И т. д., и т. п., ничего особенного.

Мой Кролик

Саня берет трубу и орет басом:

— Маааам! — и еле слышно шепчет: «это твой Кролик». Сердце падает.

У Гали немыслимая фамилия Кролик. Это даже хуже, чем Зайчик — в конце концов, я знаю несколько достойных Зайчиков. Но Галя — Кролик. Мы вместе работали у Гриши в «Трубе» — я редактором отдела, Галя — ответсеком.

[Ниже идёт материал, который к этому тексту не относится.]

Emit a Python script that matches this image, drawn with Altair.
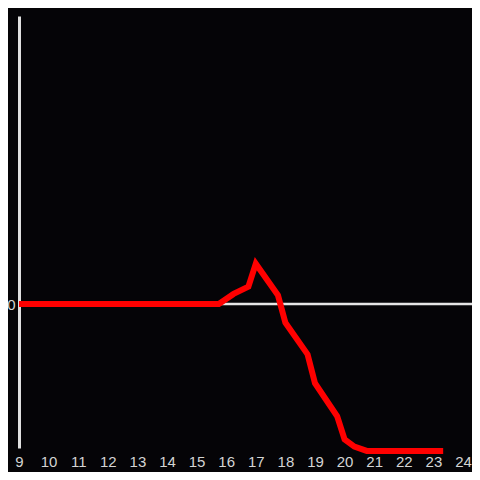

Кролик звонит и, свесив мягкие уши на мое дружеское плечо, печально рассказывает, что:

— во рту сломался зуб, поэтому она шепелявит, у сапога сломалась молния («надеваю, зашиваю и хожу с зашитой молнией»), зарплату опять не дали, телефон сломался;

— в форточку залетела птичка со сломанным крылышком («я ей шинку пыталась сделать, она мне исклевала весь палец и искакала весь стол, а пока я ее ловила, я упала, разбила локтем стекло в балконной двери, бедром ушиблась об стул, чудо еще, что локоть цел»);

— ее кошка ее вчера сожрала все котлеты, которые Галя купила в кулинарии по восемнадцать рублей штука себе на ужин, и пришлось опять есть гречку, но ничего, похудею;

— Галин папа совсем сошел с ума, и с ним очень тяжело, потому что он думает, что ей восемь лет, и пытается ее воспитывать, а ей тридцать восемь, и воспитывать уже поздно.

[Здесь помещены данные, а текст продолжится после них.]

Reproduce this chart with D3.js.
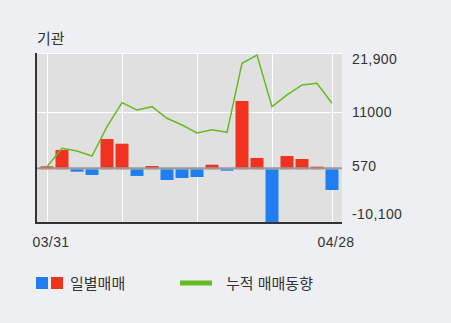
<!DOCTYPE html>
<html lang="ko">
<head>
<meta charset="utf-8">
<script src="https://d3js.org/d3.v7.min.js"></script>
<style>
body { margin: 0; background: #eeeff3; }
svg { display: block; font-family: "Liberation Sans", "Noto Sans CJK KR", sans-serif; }
.lbl { font-size: 14px; fill: #333; }
</style>
</head>
<body>
<svg width="451" height="323"></svg>
<script>
// trading days 03/31 - 04/28
var dates = ["03/31","04/01","04/02","04/03","04/06","04/07","04/08","04/09","04/10",
  "04/13","04/14","04/16","04/17","04/20","04/21","04/22","04/23","04/24","04/27","04/28"];
// daily net trades (bars)
var daily = [570, 3700, -460, -1090, 5800, 4900, -1280, 630, -2050, -1670,
  -1480, 880, -270, 13090, 2170, -10100, 2550, 1970, 500, -3970];
// cumulative trend (line)
var cumul = [500, 4020, 3500, 2550, 8160, 12760, 11360, 12000, 9770, 8490,
  6960, 7590, 7090, 20310, 21900, 12000, 14240, 16160, 16480, 12650];
var tickVals = [21900, 11000, 570, -10100];
var tickLabels = ["21,900", "11000", "570", "-10,100"];
var gridIdx = [0, 5, 10, 15, 19];

var svg = d3.select("svg");
var pL = 36, pR = 342, pT = 53, pB = 223;

var x = d3.scaleLinear().domain([0, dates.length - 1]).range([47, 332]);
var y = d3.scaleLinear().domain([-10100, 21900]).range([222, 55]);
var barW = 13;

// title
svg.append("text").attr("class", "lbl").attr("x", 37).attr("y", 44)
  .style("font-size", "15px").text("기관");

// plot background
svg.append("rect").attr("x", pL).attr("y", pT)
  .attr("width", pR - pL).attr("height", pB - pT).attr("fill", "#e0e0e0");

// grid
svg.selectAll(".vg").data(gridIdx).enter().append("line")
  .attr("x1", function(d) { return Math.round(x(d)) + 0.5; })
  .attr("x2", function(d) { return Math.round(x(d)) + 0.5; })
  .attr("y1", pT).attr("y2", pB)
  .attr("stroke", "#fff").attr("stroke-width", 1);
svg.selectAll(".hg").data([21900, 11000]).enter().append("line")
  .attr("x1", pL).attr("x2", pR)
  .attr("y1", function(d, i) { return i == 0 ? pT + 0.5 : Math.round(y(d)) + 0.5; })
  .attr("y2", function(d, i) { return i == 0 ? pT + 0.5 : Math.round(y(d)) + 0.5; })
  .attr("stroke", "#fff").attr("stroke-width", 1);

// bars
svg.selectAll(".bar").data(daily).enter().append("rect")
  .attr("x", function(d, i) { return x(i) - barW / 2; })
  .attr("y", function(d) { return d >= 0 ? y(d) : y(0); })
  .attr("width", barW)
  .attr("height", function(d) { return Math.abs(y(d) - y(0)); })
  .attr("fill", function(d) { return d >= 0 ? "#f0321e" : "#1f7ef0"; });

// zero line
svg.append("line").attr("x1", pL).attr("x2", pR)
  .attr("y1", y(0) - 1).attr("y2", y(0) - 1)
  .attr("stroke", "#999").attr("stroke-width", 2);

// cumulative line
svg.append("path").datum(cumul)
  .attr("fill", "none").attr("stroke", "#66bb22").attr("stroke-width", 1.5)
  .attr("d", d3.line().x(function(d, i) { return x(i); }).y(function(d) { return y(d); }));

// axes
svg.append("line").attr("x1", pL).attr("x2", pL).attr("y1", pT).attr("y2", pB + 1)
  .attr("stroke", "#333").attr("stroke-width", 2);
svg.append("line").attr("x1", pL).attr("x2", pR).attr("y1", pB).attr("y2", pB)
  .attr("stroke", "#333").attr("stroke-width", 2);

// y labels
svg.selectAll(".yl").data(tickVals).enter().append("text")
  .attr("class", "lbl").attr("x", 352)
  .attr("y", function(d) { return Math.max(59, Math.min(214, y(d))); })
  .attr("dy", "0.36em")
  .style("letter-spacing", "0.4px")
  .text(function(d, i) { return tickLabels[i]; });

// x labels
svg.selectAll(".xl").data([0, dates.length - 1]).enter().append("text")
  .attr("class", "lbl").attr("x", function(d) { return x(d) + 4; }).attr("y", 247)
  .attr("text-anchor", "middle")
  .style("letter-spacing", "0.4px")
  .text(function(d) { return dates[d]; });

// legend
svg.append("rect").attr("x", 36).attr("y", 277).attr("width", 12).attr("height", 12).attr("fill", "#1f7ef0");
svg.append("rect").attr("x", 51).attr("y", 277).attr("width", 12).attr("height", 12).attr("fill", "#f0321e");
svg.append("text").attr("class", "lbl").attr("x", 70).attr("y", 289)
  .style("font-size", "15px").text("일별매매");
svg.append("line").attr("x1", 180).attr("x2", 212).attr("y1", 283).attr("y2", 283)
  .attr("stroke", "#66bb22").attr("stroke-width", 5);
svg.append("text").attr("class", "lbl").attr("x", 226).attr("y", 289)
  .style("font-size", "15px").text("누적 매매동향");
</script>
</body>
</html>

Я прижимаю трубку к уху: от меня ничего не требуется, только говорить «угу» и «какой ужас». В промежутках я могу спокойно работать, Галя будет журчать независимо от того, что я скажу.

Галя живет с мамой и папой, которые непрестанно ее воспитывают и сообща болеют, работает по-прежнему ответсеком в районной газете — из тех, что поздравляют ветеранов района с золотыми свадьбами, публикуют репортажи с последних звонков и размещают грозные отчеты ГАИ и пожарной охраны. Это уже седьмое или восьмое место Галиной работы, до этого еще была газета политической партии, журнал по кошководству, рекламный журнал по ремонту, имя им легион.

Меня почти не трогают Галины бедствия, я продолжаю клацать по клавишам, выправляя статью, пока она повествует, что:

— у нее сломался унитаз, а на его ремонт нет денег, так что надо ходить писать к соседям, а их троих уже никто из соседей не хочет пускать;

— она порезала руку, когда пыталась отрезать кусок копченой колбасы, приспичило же матери копченой колбасы, а она по шестьсот рублей килограмм и твердая, как каменная.

Когда Гриша перестал платить, Галя перебралась в кошководство — порекомендовал какие-то кошатники — и временами возникала у меня в телефонной трубке с маминым сердцем, папиным маразмом, кошкиной непроходимостью кишечника, простудами, женскими болезнями и хроническим, беспросветным безденежьем — таким, при котором ходят в дальний магазин за творогом подешевле и идут пешком, если на остановке нет киоска с абонементами — чтобы не покупать у водителя по двойной цене. Я говорила «какой ужас» и подбрасывала денег.